Standardized tests, peer pressure and bullying are stressful enough. But today’s students (and their parents) have to cope with a whole new type of challenge — school shootings.
Are bulletproof backpacks the answer?
These incidents can grab the headlines and they are every parent’s nightmare. Nevertheless, they are still statistically rare. However, both school officials and parents are trying to take every step they can to make sure kids stay safe.
To that end, private companies and some school districts have been developing and exploring products that will help protect children in the event of a mass shooting in the classroom.
For example, Florida Christian School in Miami (a non-denominational school with kids in grades K through 12) is offering a new line of educational supplies, which include bulletproof panels, which are designed to slip into student backpacks.
School officials are describing the product as a “tool” to help keep children better protected in the event of a horrific attack. As George Gulla, who is responsible for security at the school recently told reporters, “I’d rather be prepared for the worst than be stuck after saying ‘Wow, I wish we would’ve done that.”
The bulletproof panels are made by a company called Applied Fiber Concept, a firm that specializes in body armor. Experts say the panels will be able to stop bullets from most handguns, but probably not rounds coming from high-powered rifles and semi-automatic weapons.
Other companies are beginning to market products specifically designed to protect schoolchildren in the event of a mass shooting. A Massachusetts firm, called Bullet Blocker, has introduced a line of bulletproof backpacks, clothing, and binders, which are aimed (no pun intended) at stopping ammo from hitting its target.
Safety experts are skeptical
Kenneth Trump, a school safety consultant, believes this trend may only give parents a false sense of security. He warns that “After every high-profile school shooting, we have an explosion of gadgets, gurus, and charlatans. Corporations see dollar signs, and believe that schools have huge budgets to buy new products and services.” But the high price tags on these items divert resources from measures that cost-effective, he argues.
For example, Cathy Paine, a school psychologist and Chairwoman of the National Association of School Psychologists’ emergency assistance team explains that “It’s such a rare event that an armed intruder will come in — there’s a 1 in 2.5 million chance it will happen.”
But the odds of being bullied and sexually harassed in school are dramatically higher, she says. Therefore, Paine argues that schools should be dedicating scarce resources to things that will improve safety on a daily basis (as opposed to remote threats).

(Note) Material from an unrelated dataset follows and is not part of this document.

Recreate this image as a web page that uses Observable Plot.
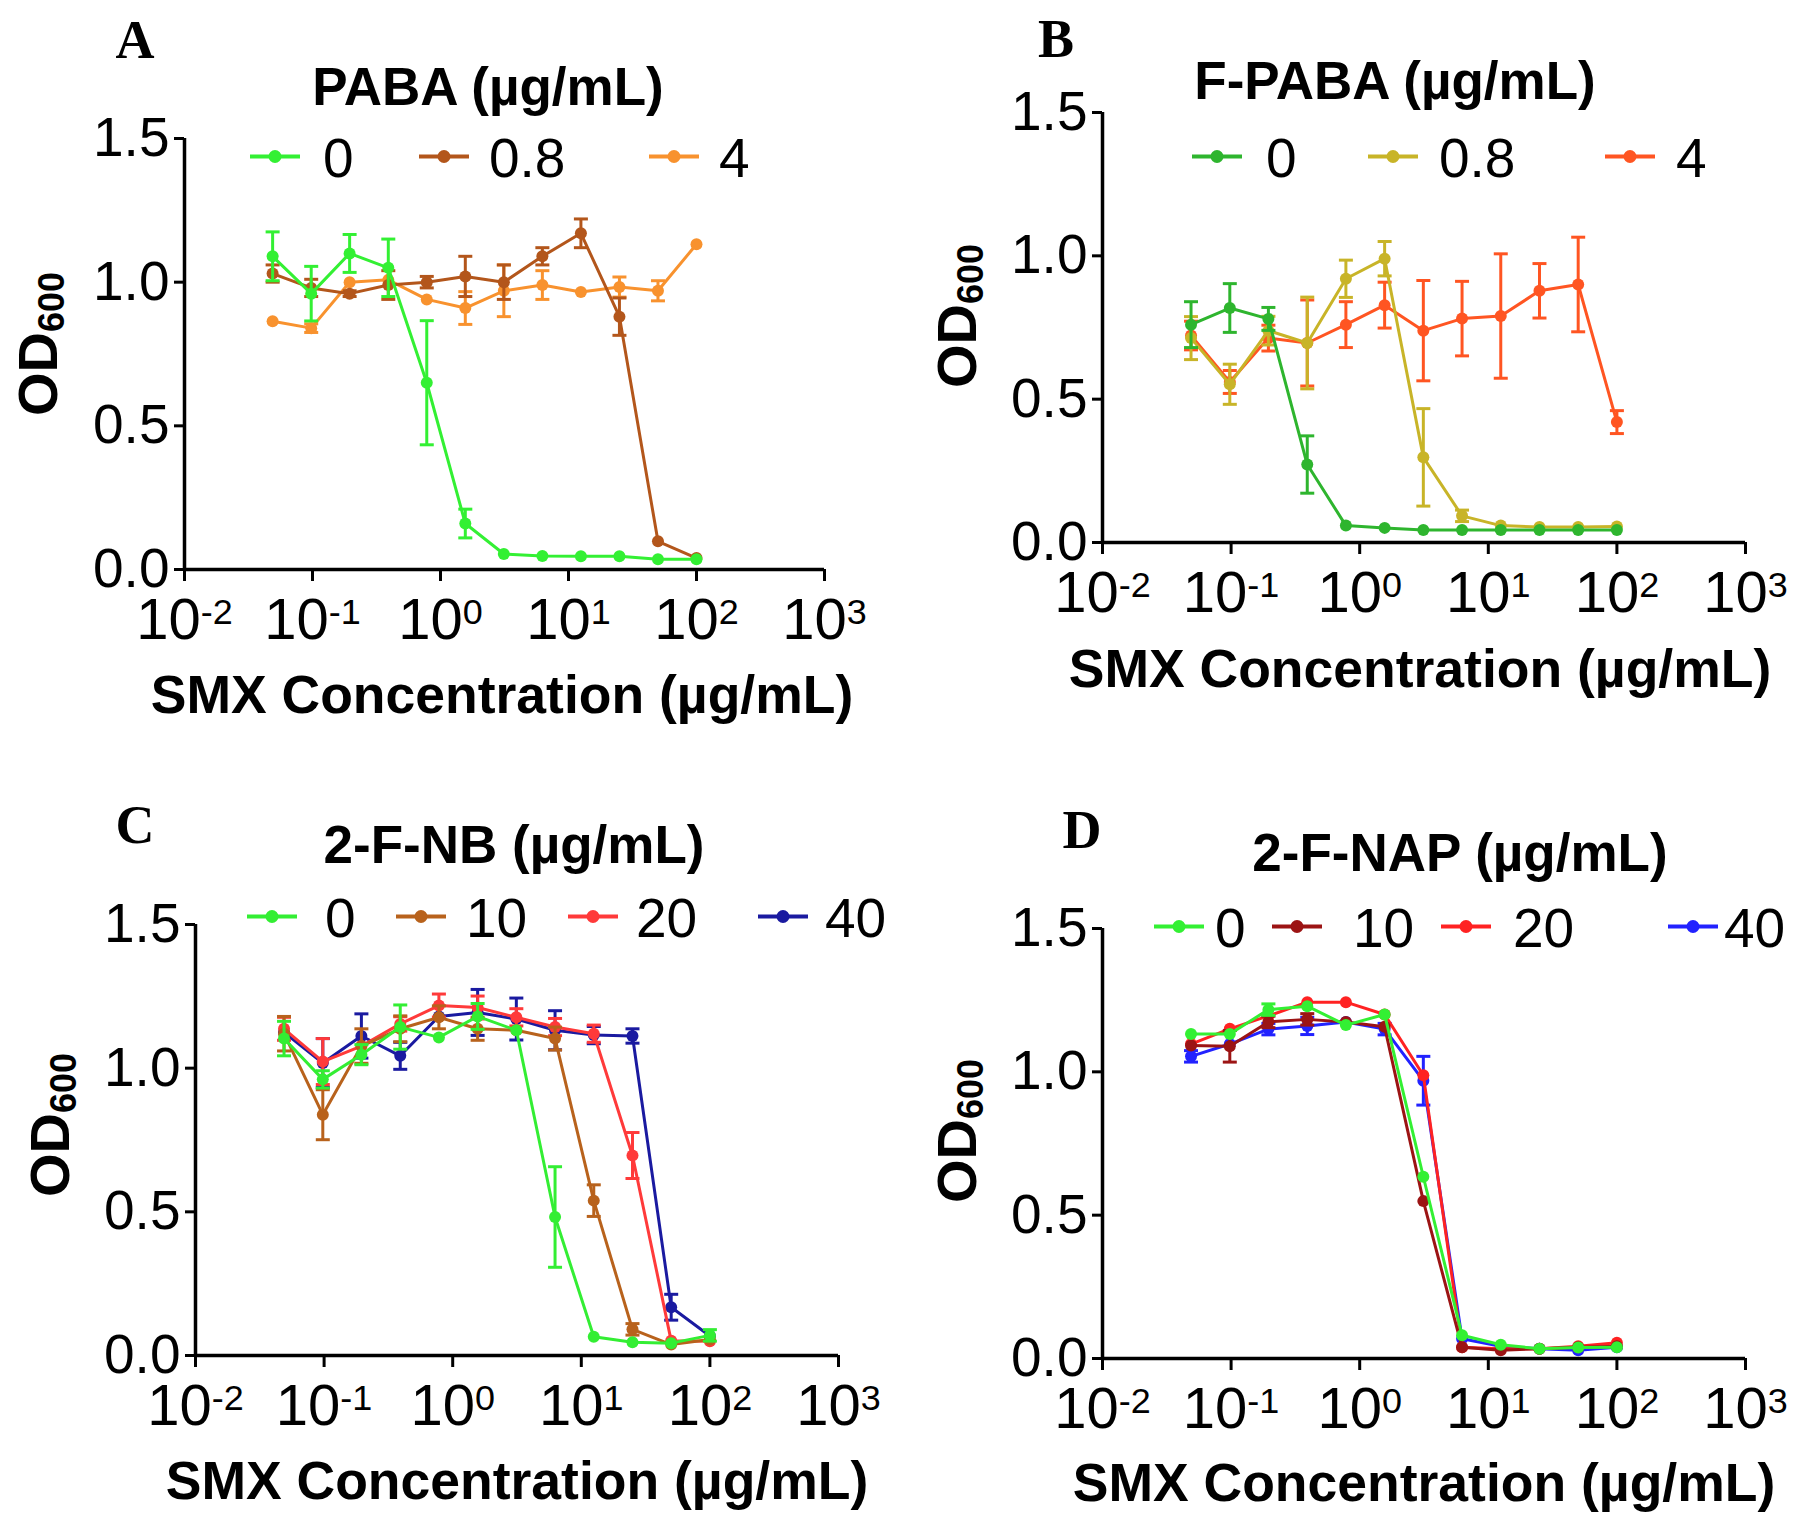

Despite the hype, bullet-resistant school supplies usually get low marks from safety experts. They say that these products may give parents and students some peace of mind, but that in most cases they are unlikely to be the difference between life and death.
Security expert Gregory Thomas says that “feel-good solutions like armored book bags don’t hurt anything but the wallet.” However, insists that an ounce of prevention is worth a pound of cure. After all, as he puts it, “you need to start with seeking out and identifying the kids that are likely to do these shootings before it happens.”